Palestinians in Lebanon face a steady campaign of intimidation

The crudely mimeographed pamphlet showed a massive boot kicking the head of an Arab man wearing the checkered kaffiyehm headdress so often associated with Palestinians.

The meaning was clear: Palestinian refugees are no longer very welcome in Lebanon, despite a new government policy that clears the way for 240,000 of them to remain.

Over the past week the pamphlets have begun to show up in Sabra and Shatila, the sites of the Palestinian massacres last fall, and in Borj el-Barajneh, all camps on the outskirts of Beirut. They represent the latest and most direct act of intimidation.

Other tactics are more subtle politically but more brutal physically:

A series of bombs have shattered Palestinian shops and homes, both in Beirut and in southern towns under Israeli control.

At least 30 Palestinians have been murdered, according to Olof Rydbeck, commissioner-general of the United Nations Relief and Works Agency (UNRWA). The victims have included men, women, and children.

Threats have been issued to Palestinians living outside the camps, usually by unidentified groups of gunmen. They are told to return to the refugee centers. Many of those who have not heeded the warnings have had homes ravaged or wrecked. More than 1,000 have moved, relief workers say.

The chain of events over the past three months coincided with a new government policy allowing UNRWA to rebuild the camps damaged during the Israeli invasion. This came after six months of unanswered appeals by the UN agency.

Relief workers say in private that the Lebanese authorities have to be ''shoved'' into even the smallest assistance. And diplomats note that hundreds of Palestinians remain in detention, some for as long as seven months. Officials of the multinational force claim the Lebanese Army continues to arrest Palestinians, usually late at night.

The apparent campaign, by both official and unofficial groups, has led to serious concern among UN workers in the south about the fate of Palestinians after the withdrawal of foreign forces. One high-level official suggested the US-orchestrated agreement does not provide adequate guarantees of protection against revenge killings or harassment.

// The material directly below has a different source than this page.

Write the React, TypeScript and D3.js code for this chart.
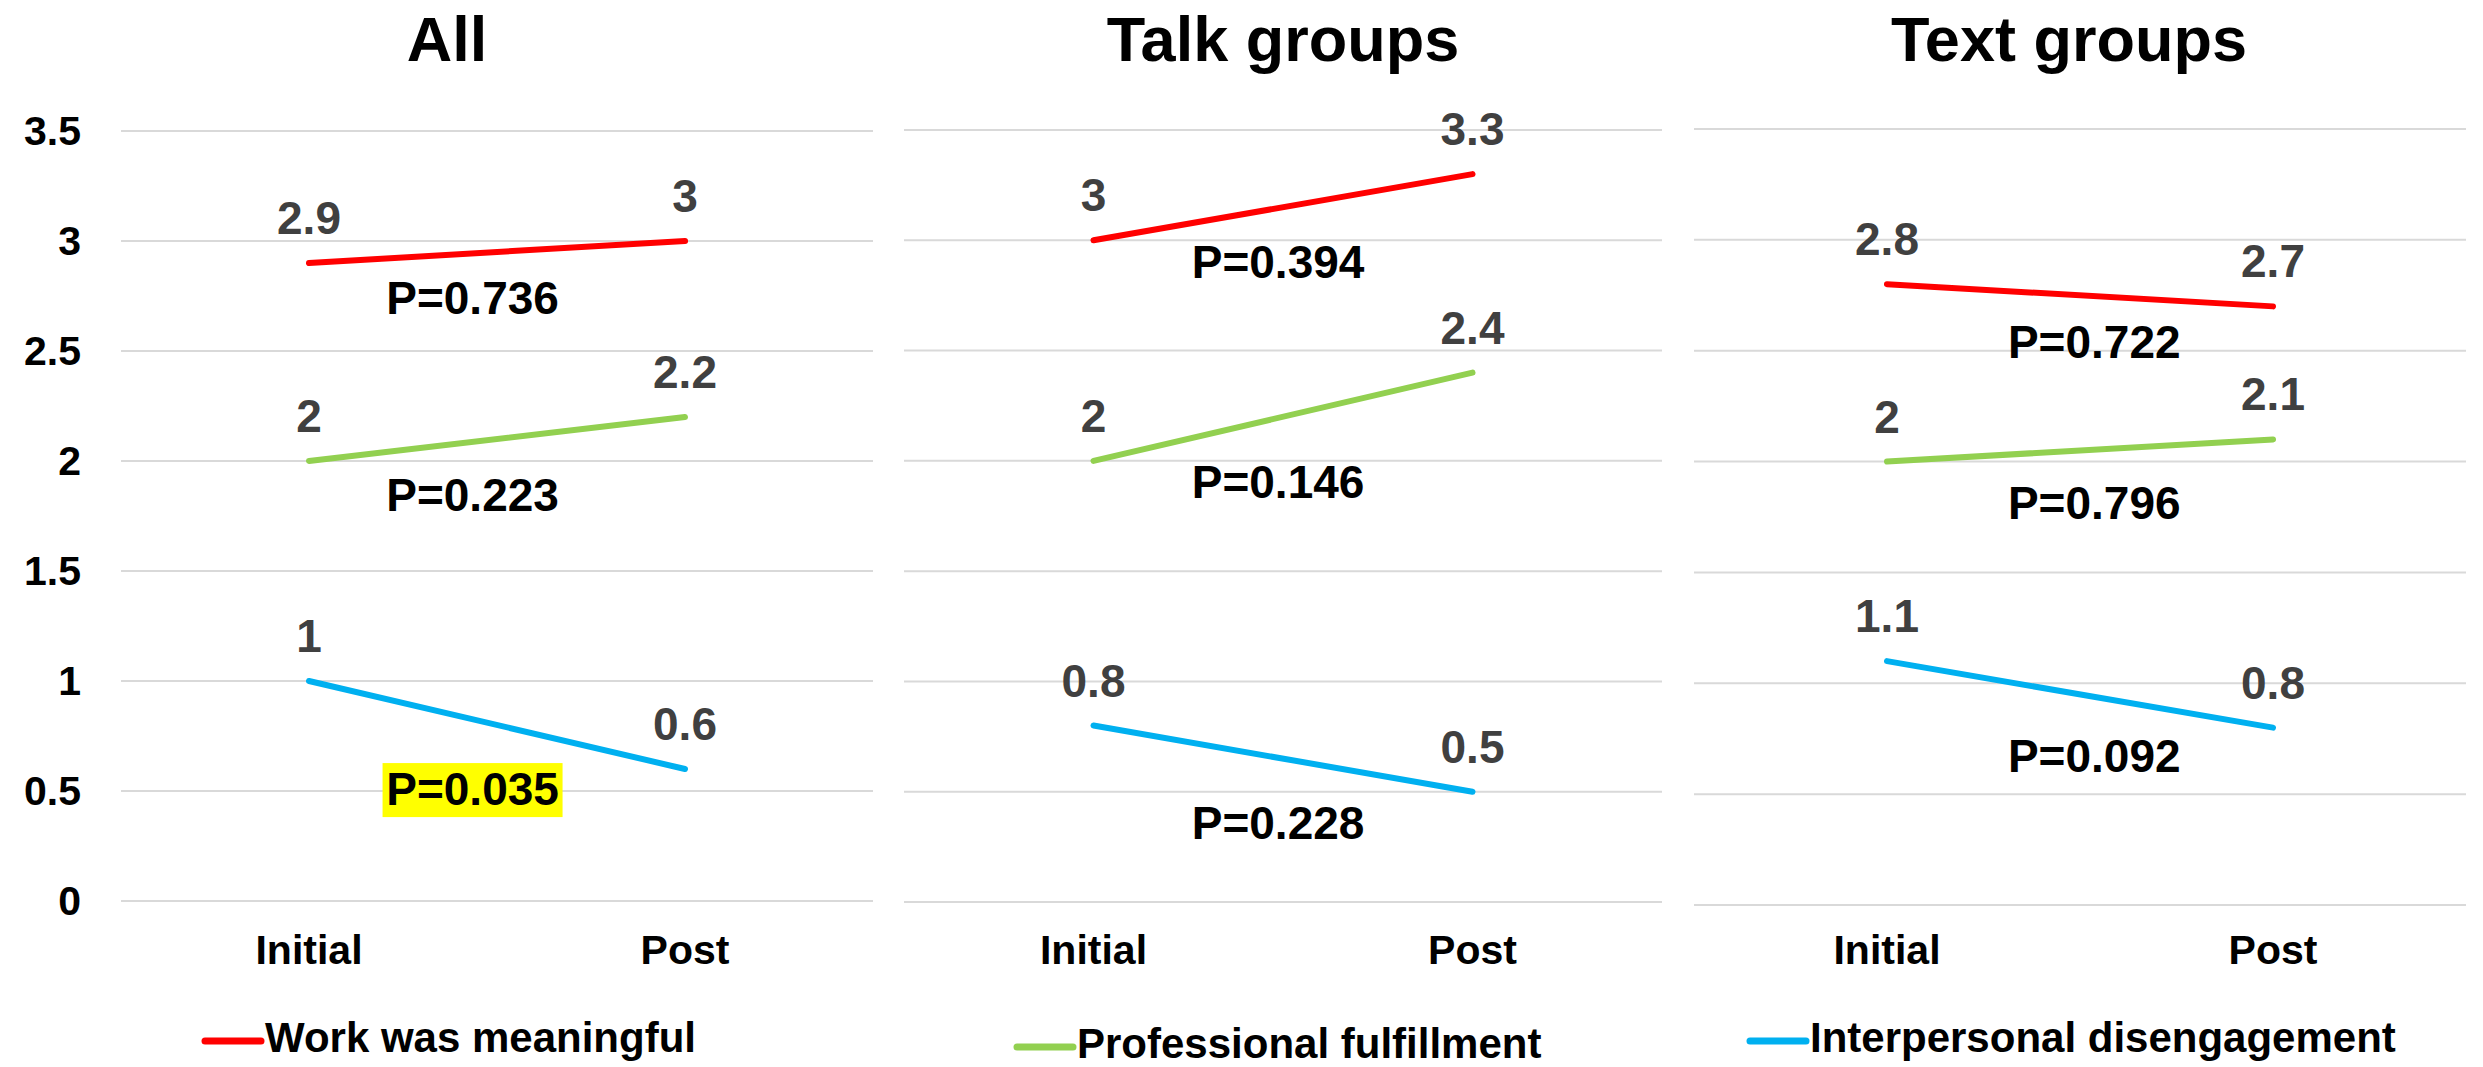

The accord calls for redeployment of the 6,000 troops from 10 nations around the Palestinian camps as observers. (UN troops have served since 1978 in a buffer zone in southern Lebanon to separate the Israelis and Palestine Liberation Organization guerrillas.)

The terms, which have not yet been accepted by the Security Council, are viewed by UN personnel in Lebanon as dangerous for the Palestinians, since the UN forces will not have the power to prevent or stop attacks.

And there are strong fears among both Palestinians and UN officials that there will be acts of revenge, particularly by some of the gunmen now serving with Lebanese renegade militia leader Maj. Saad Haddad.

The agreement on withdrawal of foreign forces allows a significant number of the gunmen to be incorporated into the Lebanese Army and to continue serving in the south.

One high-level UN official charged that the US-designed accord allowed for the same mistake as the 1978 terms of deployment, which called for peace monitoring rather than peace-keeping. The Israelis were able to easily pass through the UN troops, who had neither the equipment or numbers to stop them, on the first day of the invasion.